**YOUR INSTRUCTIONS**: Your task is to copy the listing exactly, with the pictures left out.

————

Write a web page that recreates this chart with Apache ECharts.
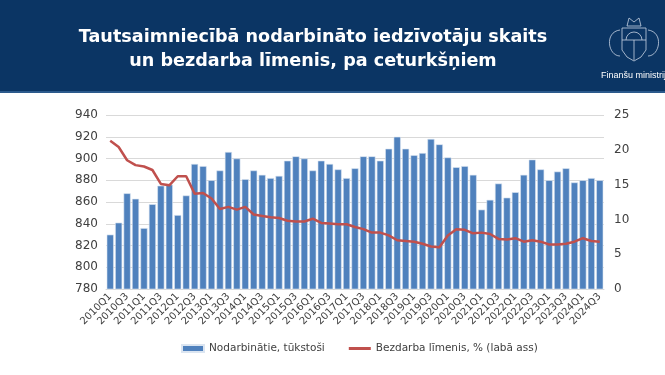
<!DOCTYPE html>
<html>
<head>
<meta charset="utf-8">
<script src="https://cdn.jsdelivr.net/npm/echarts@6/dist/echarts.min.js"></script>
<style>
  html, body { margin: 0; padding: 0; background: #fff; }
  #main { width: 665px; height: 375px; }
</style>
</head>
<body>
<div id="main"></div>
<script>
// ceturkšņi 2010Q1 .. 2024Q3
const quarters = [];
for (let y = 2010; y <= 2024; y++) {
  for (let q = 1; q <= 4; q++) {
    if (y === 2024 && q > 3) break;
    quarters.push(y + 'Q' + q);
  }
}

// Nodarbinātie, tūkstoši
const employed = [
  830, 841, 868, 863, 836, 858, 875, 876, 848, 866, 895, 893,
  880, 889, 906, 900, 881, 889, 885, 882, 884, 898, 902, 900,
  889, 898, 895, 890, 882, 891, 902, 902, 898, 909, 920, 909,
  903, 905, 918, 913, 901, 892, 893, 885, 853, 862, 877, 864,
  869, 885, 899, 890, 880, 888, 891, 878, 880, 882, 880
];

// Bezdarba līmenis, %
const unemployment = [
  21.3, 20.4, 18.5, 17.8, 17.6, 17.1, 15.1, 14.9, 16.2, 16.2, 13.7, 13.8,
  13.0, 11.5, 11.8, 11.4, 11.8, 10.7, 10.5, 10.3, 10.2, 9.8, 9.7, 9.7,
  10.1, 9.5, 9.4, 9.3, 9.3, 8.9, 8.6, 8.1, 8.1, 7.7, 7.0, 6.9,
  6.8, 6.5, 6.1, 6.0, 7.7, 8.6, 8.5, 8.0, 8.1, 7.9, 7.2, 7.1,
  7.3, 6.8, 7.0, 6.8, 6.4, 6.4, 6.5, 6.8, 7.3, 6.9, 6.8
];

const titleText = 'Tautsaimniecībā nodarbināto iedzīvotāju skaits\nun bezdarba līmenis, pa ceturkšņiem';

var myChart = echarts.init(document.getElementById('main'));

const emblemStroke = { fill: 'none', stroke: '#c8d3e3', lineWidth: 0.8 };

var option = {
  animation: false,
  textStyle: { fontFamily: 'DejaVu Sans' },
  graphic: [
    { type: 'rect', x: 0, y: 0, shape: { width: 665, height: 92 }, style: { fill: '#0b3564' } },
    { type: 'rect', x: 0, y: 91, shape: { width: 665, height: 2 }, style: { fill: '#2c5a8c' } },
    {
      type: 'text', x: 313, y: 25, z: 10,
      style: {
        text: titleText, fill: '#fff', font: 'bold 17.6px "DejaVu Sans"',
        align: 'center', verticalAlign: 'top', lineHeight: 24
      }
    },
    {
      type: 'text', x: 601, y: 71, z: 10,
      style: { text: 'Finanšu ministrija', fill: '#fff', font: '9px "Liberation Sans"' }
    },
    // ģerbonis – vienkāršots
    { type: 'polygon', z: 10, shape: { points: [[622, 28], [646, 28], [646, 50], [641, 57], [634, 61], [627, 57], [622, 50]] }, style: emblemStroke },
    { type: 'arc', z: 10, shape: { cx: 634, cy: 40, r: 8, startAngle: Math.PI, endAngle: 0 }, style: emblemStroke },
    { type: 'line', z: 10, shape: { x1: 622, y1: 40, x2: 646, y2: 40 }, style: emblemStroke },
    { type: 'line', z: 10, shape: { x1: 634, y1: 40, x2: 634, y2: 60 }, style: emblemStroke },
    { type: 'bezierCurve', z: 10, shape: { x1: 620, y1: 30, cpx1: 604, cpy1: 32, cpx2: 608, cpy2: 56, x2: 620, y2: 56 }, style: emblemStroke },
    { type: 'bezierCurve', z: 10, shape: { x1: 648, y1: 30, cpx1: 664, cpy1: 32, cpx2: 660, cpy2: 56, x2: 648, y2: 56 }, style: emblemStroke },
    { type: 'polygon', z: 10, shape: { points: [[627, 26], [629, 18], [634, 22], [639, 18], [641, 26]] }, style: emblemStroke }
  ],
  legend: {
    top: 338,
    left: 176,
    itemGap: 24,
    itemWidth: 22,
    itemHeight: 7,
    textStyle: { fontSize: 10.5, color: '#404040', fontFamily: 'DejaVu Sans' },
    data: [
      { name: 'Nodarbinātie, tūkstoši', icon: 'rect' },
      { name: 'Bezdarba līmenis, % (labā ass)', icon: 'path://M0,0H22V3H0Z' }
    ]
  },
  grid: { left: 106, right: 61, top: 115, bottom: 86 },
  xAxis: {
    type: 'category',
    data: quarters,
    axisLine: { show: true, lineStyle: { color: '#d9d9d9' } },
    axisTick: { show: false },
    axisLabel: {
      interval: 1, rotate: 45, fontSize: 10, color: '#404040', margin: 6
    }
  },
  yAxis: [
    {
      type: 'value', min: 780, max: 940, interval: 20,
      axisLine: { show: false }, axisTick: { show: false },
      axisLabel: { fontSize: 12, color: '#404040', margin: 8 },
      splitLine: { lineStyle: { color: '#d9d9d9' } }
    },
    {
      type: 'value', min: 0, max: 25, interval: 5,
      axisLine: { show: false }, axisTick: { show: false },
      axisLabel: { fontSize: 12, color: '#404040', margin: 10 },
      splitLine: { show: false }
    }
  ],
  series: [
    {
      name: 'Nodarbinātie, tūkstoši',
      type: 'bar',
      data: employed,
      barCategoryGap: '16%',
      itemStyle: { color: '#4f81bd', borderColor: '#dbe5f1', borderWidth: 0.6 }
    },
    {
      name: 'Bezdarba līmenis, % (labā ass)',
      type: 'line',
      yAxisIndex: 1,
      data: unemployment,
      symbol: 'none',
      lineStyle: { color: '#c0504d', width: 2.5 },
      itemStyle: { color: '#c0504d' }
    }
  ]
};

option && myChart.setOption(option);
</script>
</body>
</html>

————

**THE RESPONSE**:
Write a web page that recreates this chart with Apache ECharts.
<!DOCTYPE html>
<html>
<head>
<meta charset="utf-8">
<script src="https://cdn.jsdelivr.net/npm/echarts@6/dist/echarts.min.js"></script>
<style>
  html, body { margin: 0; padding: 0; background: #fff; }
  #main { width: 665px; height: 375px; }
</style>
</head>
<body>
<div id="main"></div>
<script>
// ceturkšņi 2010Q1 .. 2024Q3
const quarters = [];
for (let y = 2010; y <= 2024; y++) {
  for (let q = 1; q <= 4; q++) {
    if (y === 2024 && q > 3) break;
    quarters.push(y + 'Q' + q);
  }
}

// Nodarbinātie, tūkstoši
const employed = [
  830, 841, 868, 863, 836, 858, 875, 876, 848, 866, 895, 893,
  880, 889, 906, 900, 881, 889, 885, 882, 884, 898, 902, 900,
  889, 898, 895, 890, 882, 891, 902, 902, 898, 909, 920, 909,
  903, 905, 918, 913, 901, 892, 893, 885, 853, 862, 877, 864,
  869, 885, 899, 890, 880, 888, 891, 878, 880, 882, 880
];

// Bezdarba līmenis, %
const unemployment = [
  21.3, 20.4, 18.5, 17.8, 17.6, 17.1, 15.1, 14.9, 16.2, 16.2, 13.7, 13.8,
  13.0, 11.5, 11.8, 11.4, 11.8, 10.7, 10.5, 10.3, 10.2, 9.8, 9.7, 9.7,
  10.1, 9.5, 9.4, 9.3, 9.3, 8.9, 8.6, 8.1, 8.1, 7.7, 7.0, 6.9,
  6.8, 6.5, 6.1, 6.0, 7.7, 8.6, 8.5, 8.0, 8.1, 7.9, 7.2, 7.1,
  7.3, 6.8, 7.0, 6.8, 6.4, 6.4, 6.5, 6.8, 7.3, 6.9, 6.8
];

const titleText = 'Tautsaimniecībā nodarbināto iedzīvotāju skaits\nun bezdarba līmenis, pa ceturkšņiem';

var myChart = echarts.init(document.getElementById('main'));

const emblemStroke = { fill: 'none', stroke: '#c8d3e3', lineWidth: 0.8 };

var option = {
  animation: false,
  textStyle: { fontFamily: 'DejaVu Sans' },
  graphic: [
    { type: 'rect', x: 0, y: 0, shape: { width: 665, height: 92 }, style: { fill: '#0b3564' } },
    { type: 'rect', x: 0, y: 91, shape: { width: 665, height: 2 }, style: { fill: '#2c5a8c' } },
    {
      type: 'text', x: 313, y: 25, z: 10,
      style: {
        text: titleText, fill: '#fff', font: 'bold 17.6px "DejaVu Sans"',
        align: 'center', verticalAlign: 'top', lineHeight: 24
      }
    },
    {
      type: 'text', x: 601, y: 71, z: 10,
      style: { text: 'Finanšu ministrija', fill: '#fff', font: '9px "Liberation Sans"' }
    },
    // ģerbonis – vienkāršots
    { type: 'polygon', z: 10, shape: { points: [[622, 28], [646, 28], [646, 50], [641, 57], [634, 61], [627, 57], [622, 50]] }, style: emblemStroke },
    { type: 'arc', z: 10, shape: { cx: 634, cy: 40, r: 8, startAngle: Math.PI, endAngle: 0 }, style: emblemStroke },
    { type: 'line', z: 10, shape: { x1: 622, y1: 40, x2: 646, y2: 40 }, style: emblemStroke },
    { type: 'line', z: 10, shape: { x1: 634, y1: 40, x2: 634, y2: 60 }, style: emblemStroke },
    { type: 'bezierCurve', z: 10, shape: { x1: 620, y1: 30, cpx1: 604, cpy1: 32, cpx2: 608, cpy2: 56, x2: 620, y2: 56 }, style: emblemStroke },
    { type: 'bezierCurve', z: 10, shape: { x1: 648, y1: 30, cpx1: 664, cpy1: 32, cpx2: 660, cpy2: 56, x2: 648, y2: 56 }, style: emblemStroke },
    { type: 'polygon', z: 10, shape: { points: [[627, 26], [629, 18], [634, 22], [639, 18], [641, 26]] }, style: emblemStroke }
  ],
  legend: {
    top: 338,
    left: 176,
    itemGap: 24,
    itemWidth: 22,
    itemHeight: 7,
    textStyle: { fontSize: 10.5, color: '#404040', fontFamily: 'DejaVu Sans' },
    data: [
      { name: 'Nodarbinātie, tūkstoši', icon: 'rect' },
      { name: 'Bezdarba līmenis, % (labā ass)', icon: 'path://M0,0H22V3H0Z' }
    ]
  },
  grid: { left: 106, right: 61, top: 115, bottom: 86 },
  xAxis: {
    type: 'category',
    data: quarters,
    axisLine: { show: true, lineStyle: { color: '#d9d9d9' } },
    axisTick: { show: false },
    axisLabel: {
      interval: 1, rotate: 45, fontSize: 10, color: '#404040', margin: 6
    }
  },
  yAxis: [
    {
      type: 'value', min: 780, max: 940, interval: 20,
      axisLine: { show: false }, axisTick: { show: false },
      axisLabel: { fontSize: 12, color: '#404040', margin: 8 },
      splitLine: { lineStyle: { color: '#d9d9d9' } }
    },
    {
      type: 'value', min: 0, max: 25, interval: 5,
      axisLine: { show: false }, axisTick: { show: false },
      axisLabel: { fontSize: 12, color: '#404040', margin: 10 },
      splitLine: { show: false }
    }
  ],
  series: [
    {
      name: 'Nodarbinātie, tūkstoši',
      type: 'bar',
      data: employed,
      barCategoryGap: '16%',
      itemStyle: { color: '#4f81bd', borderColor: '#dbe5f1', borderWidth: 0.6 }
    },
    {
      name: 'Bezdarba līmenis, % (labā ass)',
      type: 'line',
      yAxisIndex: 1,
      data: unemployment,
      symbol: 'none',
      lineStyle: { color: '#c0504d', width: 2.5 },
      itemStyle: { color: '#c0504d' }
    }
  ]
};

option && myChart.setOption(option);
</script>
</body>
</html>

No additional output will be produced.